Halford, the River Test and the Birth of Chalk‑Stream Dry‑Fly Fishing
F. M. Halford's 1889 doctrine reshaped river fishing on the River Test and Itchen.

Halford insisted on a single, elegant idea: a floating fly presented upstream on chalk-clear water. The method lived on the gravel beds and winterbourne springs of Hampshire, where brown trout and grayling read the surface like a ledger.
Anglers learned to watch ripple seams and sunlit films. The chalk stream is shallow, with gravel, weed beds and a thin, steady flow. Precise casting mattered; so did the light touch of a dry fly landing like a midsummer insect. Gear followed philosophy: light rod, fine tippet, delicate artificial flies.
Technique and tackle
The dry-fly cast became ritual—position the cast, control drift, mend line, strike at the slightest take. Halford's influence pushed rods toward lighter actions and leaders to finer diameters. Modern instinct in the chalk stream still favours a soft presentation over brute force.

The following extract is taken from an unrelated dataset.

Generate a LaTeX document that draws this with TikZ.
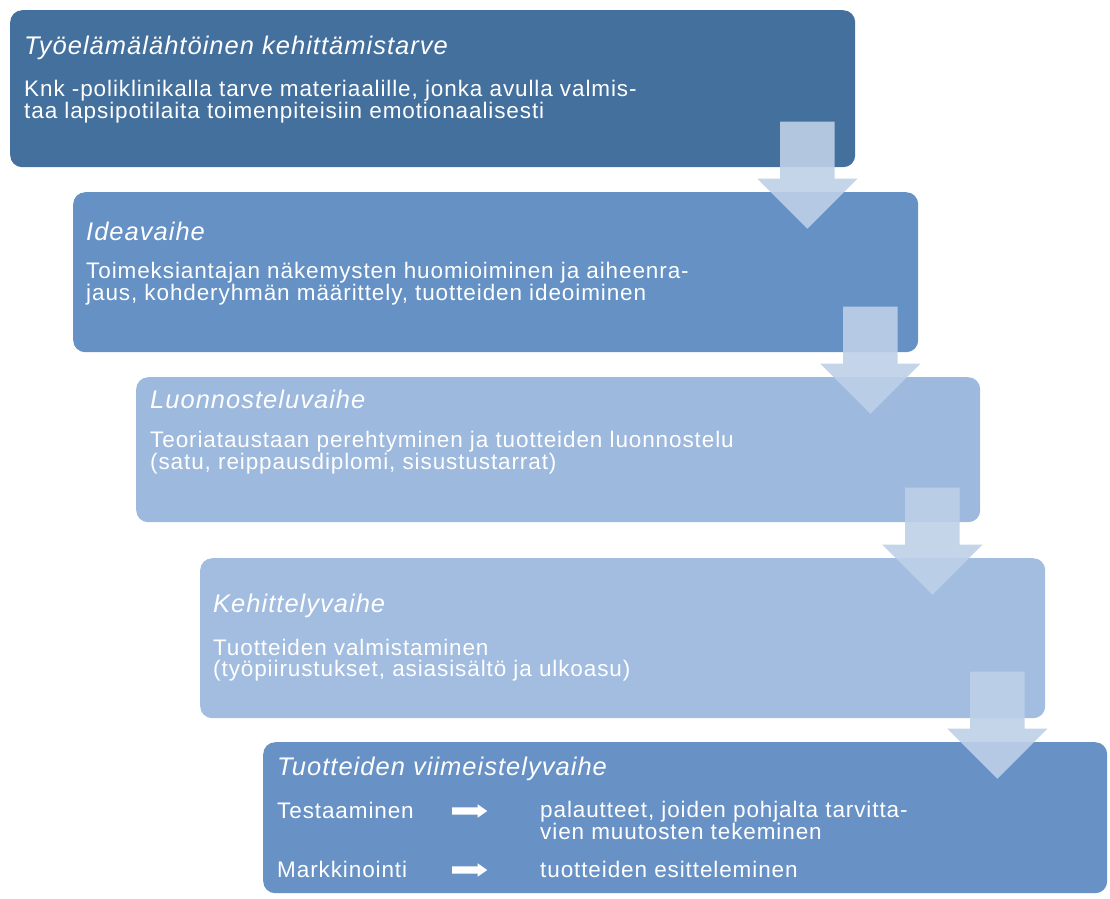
\documentclass[tikz,border=0pt]{standalone}
\usepackage{fontspec}
\setmainfont{Liberation Sans}[LetterSpace=4]
\usetikzlibrary{positioning, calc, shapes.arrows}

\definecolor{phaseA}{RGB}{68,112,158}
\definecolor{phaseB}{RGB}{101,145,197}
\definecolor{phaseC}{RGB}{157,185,221}
\definecolor{phaseD}{RGB}{162,189,224}
\definecolor{phaseE}{RGB}{104,146,198}
\definecolor{arrowc}{RGB}{190,208,232}

\begin{document}
\begin{tikzpicture}[x=1pt, y=-1pt,
	phasebox/.style={rounded corners=12pt, anchor=north west, inner sep=0pt},
	phasetitle/.style={anchor=base west, inner sep=0pt, text=white, font=\fontsize{25.5}{27}\selectfont\itshape},
	% base of a two-line text is its last line
	phasetext/.style={anchor=base west, inner sep=0pt, text=white, align=left, font=\fontsize{22.5}{20.5}\selectfont},
	steparrow/.style={single arrow, rotate=-90, anchor=tip, fill=arrowc, fill opacity=.9, inner xsep=0pt, inner ysep=27pt,
		minimum height=107pt, single arrow head extend=23pt},
	pointer/.style={single arrow, anchor=tail, fill=white, inner xsep=0pt, inner ysep=3.5pt, minimum height=35pt,
		single arrow head extend=3pt, single arrow tip angle=70}]
	\useasboundingbox (0,0) rectangle (1110,898);
	% the five phases
	\node[phasebox, fill=phaseA, minimum width=845pt, minimum height=157pt] (b1) at (10,10) {};
	\node[phasebox, fill=phaseB, minimum width=845pt, minimum height=160pt] (b2) at (73,192) {};
	\node[phasebox, fill=phaseC, minimum width=844pt, minimum height=145pt] (b3) at (136,377) {};
	\node[phasebox, fill=phaseD, minimum width=845pt, minimum height=160pt] (b4) at (200,558) {};
	\node[phasebox, fill=phaseE, minimum width=844pt, minimum height=151pt] (b5) at (263,742) {};
	% arrows from one phase to the next
	\node[steparrow] (a1) at ($(b1.east |- b2.north)+(-48pt,-37pt)$) {};
	\node[steparrow] (a2) at ($(b2.east |- b3.north)+(-48pt,-37pt)$) {};
	\node[steparrow] (a3) at ($(b3.east |- b4.north)+(-48pt,-37pt)$) {};
	\node[steparrow] (a4) at ($(b4.east |- b5.north)+(-48pt,-37pt)$) {};
	% texts
	\node[phasetitle] (t1) at (24,54) {Työelämälähtöinen kehittämistarve};
	\node[phasetext] (d1) at (24,118.5) {Knk -poliklinikalla tarve materiaalille, jonka avulla valmis-\\taa lapsipotilaita toimenpiteisiin emotionaalisesti};
	\node[phasetitle] (t2) at (86,240) {Ideavaihe};
	\node[phasetext] (d2) at (86,300.5) {Toimeksiantajan näkemysten huomioiminen ja aiheenra-\\jaus, kohderyhmän määrittely, tuotteiden ideoiminen};
	\node[phasetitle] (t3) at (150,408) {Luonnosteluvaihe};
	\node[phasetext] (d3) at (150,469.5) {Teoriataustaan perehtyminen ja tuotteiden luonnostelu\\(satu, reippausdiplomi, sisustustarrat)};
	\node[phasetitle] (t4) at (213,612) {Kehittelyvaihe};
	\node[phasetext] (d4) at (213,676) {Tuotteiden valmistaminen\\(työpiirustukset, asiasisältö ja ulkoasu)};
	\node[phasetitle] (t5) at (277,775) {Tuotteiden viimeistelyvaihe};
	\node[phasetext] (r1) at (277,818) {Testaaminen};
	\node[pointer] (p1) at (452,811) {};
	\node[phasetext] (s1) at (540,839.5) {palautteet, joiden pohjalta tarvitta-\\vien muutosten tekeminen};
	\node[phasetext] (r2) at (277,877) {Markkinointi};
	\node[pointer] (p2) at (452,870) {};
	\node[phasetext] (s2) at (540,877) {tuotteiden esitteleminen};
\end{tikzpicture}
\end{document}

Beyond tackle, the rivers taught patience. Fish moved with season and water clarity. The angler learned to read holding lies: tail of a riffle, upstream edge of a weed bed, a bend channel on the Test. A careful approach, low profile, and well-timed rise were everything.
On a bright morning the scene is unchanged: a single dry fly drifting over pale gravel, trout lips breaking the film, and the rod tip bending under a clean, quick run.